Dessa forma, Ronchi afirmou que, no caso, há ao menos três questões de direito que demandam proteção: o direito dos demais integrantes da plateia, que pagaram ingresso e compareceram a fim de assistir a um espetáculo humorístico do artista que apreciam; o direito do artista de desincumbir-se de sua obrigação contratual; e o direito de livre expressão artística.

Nesse ponto, citou precedentes do Supremo Tribunal Federal que firmaram uma verdadeira agenda de valorização do direito à liberdade de expressão. Portanto, a tentativa de parte da audiência de impedir o artista de se apresentar constitui uma forma de censura, o que viola frontalmente um dos princípios fundamentais em que se baseia a sociedade, ressaltou o julgador.

Chilling effect

O juiz ainda aplicou recomendação aprovada pelo plenário do Conselho Nacional de Justiça (CNJ) durante sua 344ª sessão ordinária. A recomendação refere-se ao ajuizamento em massa de ações com pedido e causa semelhantes em face de uma pessoa ou de um grupo específico de pessoas, a fim de inibir a plena liberdade de expressão.

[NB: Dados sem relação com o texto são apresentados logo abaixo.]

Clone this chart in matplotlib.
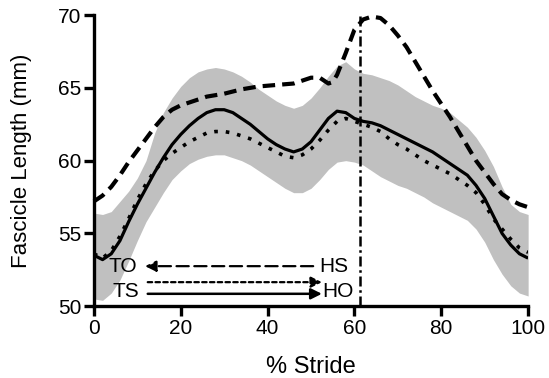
import numpy as np
import matplotlib
matplotlib.use('Agg')
import matplotlib.pyplot as plt

plt.rcParams['font.family'] = ['Liberation Sans', 'DejaVu Sans']

# % stride grid
stride = [0, 2, 4, 6, 8, 10, 12, 14, 16, 18, 20, 22, 24, 26, 28, 30, 32, 34, 36, 38,
          40, 42, 44, 46, 48, 50, 52, 54, 56, 58, 60, 62, 64, 66, 68, 70, 72, 74, 76, 78,
          80, 82, 84, 86, 88, 90, 92, 94, 96, 98, 100]

# mean (solid)
mean_len = [53.5, 53.2, 53.6, 54.5, 55.8, 57.0, 58.1, 59.2, 60.2, 61.1, 61.8, 62.4, 62.9, 63.3,
            63.5, 63.5, 63.3, 62.9, 62.5, 62.0, 61.5, 61.1, 60.8, 60.6, 60.8, 61.3, 62.1, 62.9,
            63.4, 63.3, 62.9, 62.7, 62.6, 62.4, 62.1, 61.8, 61.5, 61.2, 60.9, 60.6, 60.2, 59.8,
            59.4, 59.0, 58.3, 57.4, 56.2, 55.0, 54.2, 53.6, 53.3]
# dotted
dotted_len = [53.6, 53.3, 53.8, 54.8, 56.0, 57.3, 58.4, 59.3, 60.0, 60.5, 60.9, 61.3, 61.6, 61.9,
              62.0, 62.0, 61.9, 61.7, 61.5, 61.2, 60.9, 60.6, 60.3, 60.2, 60.4, 60.8, 61.4, 62.1,
              62.7, 62.9, 62.7, 62.5, 62.3, 62.0, 61.5, 61.1, 60.8, 60.4, 60.0, 59.7, 59.4, 59.1,
              58.7, 58.3, 57.8, 57.0, 56.0, 55.3, 54.6, 54.0, 53.7]
# sd band
upper = [56.4, 56.3, 56.5, 57.2, 57.9, 58.8, 60.0, 61.9, 63.3, 64.3, 65.1, 65.7, 66.1, 66.3,
         66.4, 66.3, 66.1, 65.8, 65.4, 64.9, 64.5, 64.1, 63.8, 63.6, 63.8, 64.3, 65.0, 65.8,
         66.5, 66.8, 66.3, 66.0, 65.9, 65.7, 65.5, 65.2, 64.8, 64.4, 64.1, 63.8, 63.6, 63.3,
         62.8, 62.3, 61.6, 60.7, 59.6, 58.2, 57.0, 56.5, 56.3]
lower = [50.5, 50.4, 50.9, 51.8, 53.1, 54.5, 55.8, 56.8, 57.8, 58.7, 59.3, 59.8, 60.1, 60.3,
         60.4, 60.4, 60.2, 60.0, 59.7, 59.3, 58.9, 58.5, 58.1, 57.8, 57.8, 58.1, 58.7, 59.4,
         59.9, 60.0, 59.9, 59.7, 59.3, 58.9, 58.6, 58.3, 58.1, 57.8, 57.5, 57.1, 56.8, 56.5,
         56.2, 55.9, 55.3, 54.4, 53.2, 52.2, 51.4, 50.9, 50.7]

# dashed
dash_x = [0, 2, 4, 6, 8, 10, 12, 14, 16, 18, 20, 22, 24, 26, 28, 30, 34, 38, 42, 46, 48, 50,
          52, 54, 55, 56, 58, 60, 62, 64, 66, 68, 70, 72, 74, 76, 78, 80, 82, 84, 86, 88, 90,
          92, 94, 96, 98, 100]
dash_len = [57.2, 57.6, 58.2, 59.0, 59.9, 60.7, 61.5, 62.3, 63.0, 63.5, 63.8, 64.0, 64.2, 64.4,
            64.5, 64.6, 64.9, 65.1, 65.2, 65.3, 65.5, 65.7, 65.7, 65.3, 65.4, 65.9, 67.4, 69.0,
            69.7, 69.9, 69.8, 69.3, 68.6, 67.8, 66.8, 65.8, 64.8, 63.9, 63.0, 62.0, 61.0, 60.0,
            59.2, 58.4, 57.7, 57.3, 57.0, 56.8]

event_x = 61.3

fig = plt.figure(figsize=(5.49, 3.78), dpi=100)
ax = fig.add_axes([0.171, 0.19, 0.791, 0.77])

ax.fill_between(stride, lower, upper, color='#c0c0c0', lw=0)
ax.plot(stride, mean_len, color='black', lw=2.3, solid_capstyle='butt')
ax.plot(stride, dotted_len, color='black', lw=2.6, linestyle=(0, (1, 2.2)))
ax.plot(dash_x, dash_len, color='black', lw=3.0, linestyle=(0, (3.0, 1.7)), clip_on=False)
ax.plot([event_x, event_x], [50, 70], color='black', lw=1.8, linestyle=(0, (4, 1.5, 1, 1.5)))

# stance/swing arrows
ax.annotate('', xy=(11.8, 52.75), xytext=(50.5, 52.75),
            arrowprops=dict(arrowstyle='-|>', color='black', lw=1.6, linestyle=(0, (5.5, 2.5)),
                            mutation_scale=16, shrinkA=0, shrinkB=0))
ax.annotate('', xy=(52.5, 51.65), xytext=(12.4, 51.65),
            arrowprops=dict(arrowstyle='-|>', color='black', lw=1.6, linestyle=(0, (2, 1.5)),
                            mutation_scale=16, shrinkA=0, shrinkB=0))
ax.annotate('', xy=(52.5, 50.85), xytext=(12.4, 50.85),
            arrowprops=dict(arrowstyle='-|>', color='black', lw=1.8,
                            mutation_scale=16, shrinkA=0, shrinkB=0))
ax.text(10.0, 52.75, 'TO', fontsize=15, ha='right', va='center')
ax.text(52.0, 52.75, 'HS', fontsize=15, ha='left', va='center')
ax.text(10.4, 51.0, 'TS', fontsize=15, ha='right', va='center')
ax.text(52.6, 51.0, 'HO', fontsize=15, ha='left', va='center')

ax.set_xlim(0, 100)
ax.set_ylim(50, 70)
ax.set_xticks([0, 20, 40, 60, 80, 100])
ax.set_yticks([50, 55, 60, 65, 70])
for s in ['top', 'right']:
    ax.spines[s].set_visible(False)
for s in ['left', 'bottom']:
    ax.spines[s].set_linewidth(2.4)
ax.tick_params(width=2.4, length=7, labelsize=15, pad=2)
ax.set_xlabel('% Stride', fontsize=17, labelpad=13)
ax.set_ylabel('Fascicle Length (mm)', fontsize=16, labelpad=19)

fig.savefig('out.png', dpi=100)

Segundo o magistrado Renzzo Ronchi, o CNJ classificou como judicialização predatória o ajuizamento das citadas ações em massa, que objetivam inibir a plena liberdade de expressão. O Conselho também recomendou aos tribunais brasileiros que adotem medidas concretas, aptas a agilizar a análise da ocorrência de prevenção processual, da necessidade de agrupamento de ações, bem como a análise de eventual má-fé dos demandantes para que o demandado possa efetivamente defender-se judicialmente.

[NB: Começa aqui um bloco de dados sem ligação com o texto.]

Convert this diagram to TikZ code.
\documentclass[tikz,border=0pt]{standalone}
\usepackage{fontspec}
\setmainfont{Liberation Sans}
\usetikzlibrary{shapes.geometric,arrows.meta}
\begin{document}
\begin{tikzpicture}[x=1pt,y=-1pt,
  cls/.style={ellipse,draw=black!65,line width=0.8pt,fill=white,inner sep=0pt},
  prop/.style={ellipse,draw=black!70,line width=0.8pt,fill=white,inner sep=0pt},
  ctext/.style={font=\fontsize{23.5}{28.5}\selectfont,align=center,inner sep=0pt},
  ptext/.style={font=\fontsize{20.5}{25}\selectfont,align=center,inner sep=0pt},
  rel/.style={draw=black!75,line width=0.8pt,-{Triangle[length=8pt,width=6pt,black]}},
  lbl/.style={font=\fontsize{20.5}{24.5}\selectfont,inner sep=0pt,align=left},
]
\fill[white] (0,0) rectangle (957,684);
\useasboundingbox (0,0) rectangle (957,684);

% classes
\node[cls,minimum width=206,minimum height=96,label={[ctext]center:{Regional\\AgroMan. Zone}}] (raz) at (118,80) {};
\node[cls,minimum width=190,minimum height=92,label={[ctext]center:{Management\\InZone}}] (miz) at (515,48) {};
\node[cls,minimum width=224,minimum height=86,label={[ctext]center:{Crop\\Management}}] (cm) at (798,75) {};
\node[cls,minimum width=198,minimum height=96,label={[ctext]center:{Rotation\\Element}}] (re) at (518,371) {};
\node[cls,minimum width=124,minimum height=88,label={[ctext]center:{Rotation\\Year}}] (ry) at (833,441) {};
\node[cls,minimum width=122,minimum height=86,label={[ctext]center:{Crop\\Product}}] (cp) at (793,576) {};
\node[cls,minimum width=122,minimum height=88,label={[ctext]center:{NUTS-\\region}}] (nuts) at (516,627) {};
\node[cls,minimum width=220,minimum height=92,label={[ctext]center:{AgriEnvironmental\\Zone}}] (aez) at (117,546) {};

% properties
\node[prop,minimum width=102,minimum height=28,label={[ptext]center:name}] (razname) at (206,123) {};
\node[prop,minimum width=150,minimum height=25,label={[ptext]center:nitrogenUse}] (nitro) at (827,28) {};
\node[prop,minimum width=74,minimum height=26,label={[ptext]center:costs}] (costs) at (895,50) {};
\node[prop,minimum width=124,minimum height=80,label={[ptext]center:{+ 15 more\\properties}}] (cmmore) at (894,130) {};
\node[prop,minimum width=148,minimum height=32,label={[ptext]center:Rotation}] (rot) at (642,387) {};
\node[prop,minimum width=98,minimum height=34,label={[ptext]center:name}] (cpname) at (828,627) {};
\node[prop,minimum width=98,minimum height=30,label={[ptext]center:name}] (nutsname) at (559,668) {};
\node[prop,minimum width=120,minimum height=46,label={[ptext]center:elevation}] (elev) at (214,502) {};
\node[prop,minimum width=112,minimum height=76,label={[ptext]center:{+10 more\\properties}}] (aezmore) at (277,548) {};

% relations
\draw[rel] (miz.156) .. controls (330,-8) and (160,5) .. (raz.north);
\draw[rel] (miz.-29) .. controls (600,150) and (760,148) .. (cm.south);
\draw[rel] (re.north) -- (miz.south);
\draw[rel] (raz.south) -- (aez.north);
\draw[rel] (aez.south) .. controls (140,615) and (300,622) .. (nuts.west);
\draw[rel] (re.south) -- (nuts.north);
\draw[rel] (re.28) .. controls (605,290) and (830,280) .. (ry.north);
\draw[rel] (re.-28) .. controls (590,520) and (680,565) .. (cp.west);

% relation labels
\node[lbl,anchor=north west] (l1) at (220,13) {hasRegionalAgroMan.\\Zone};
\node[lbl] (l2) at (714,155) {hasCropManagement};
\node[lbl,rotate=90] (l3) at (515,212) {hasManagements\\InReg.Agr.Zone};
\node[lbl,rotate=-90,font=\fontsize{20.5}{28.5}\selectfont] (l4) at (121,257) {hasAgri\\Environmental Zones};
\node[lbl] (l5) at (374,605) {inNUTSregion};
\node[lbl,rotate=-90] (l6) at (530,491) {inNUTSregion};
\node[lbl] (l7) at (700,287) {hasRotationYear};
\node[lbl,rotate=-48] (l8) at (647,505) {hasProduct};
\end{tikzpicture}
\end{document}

O objetivo é evitar o efeito inibidor que a doutrina denominou “chilling effect“, que vem a ser o uso de mecanismos estatais para dissuadir uma pessoa de exercer direitos, em decorrência da incerteza do resultado de litígios e do receio de eventuais consequências negativas decorrentes da aplicação de sanções.

“Verifico que o caso dos autos se amolda perfeitamente à hipótese de judicialização predatória, sendo que várias ações, com pedido e causa semelhantes, foram distribuídas (inclusive por meio do mesmo escritório de advocacia) em face do mesmo humorista, em razão de fatos ocorridos no mesmo show humorístico e sob os mesmos argumentos, incidente amplamente noticiado nas redes sociais, inclusive por se tratar de artista conhecido em nível nacional”, apontou.

Diante de todo o exposto, Ronchi concluiu que, inexistindo demonstração de qualquer conduta por parte do artista a ofender os direitos da personalidade dos autores, desautorizada está a compensação almejada.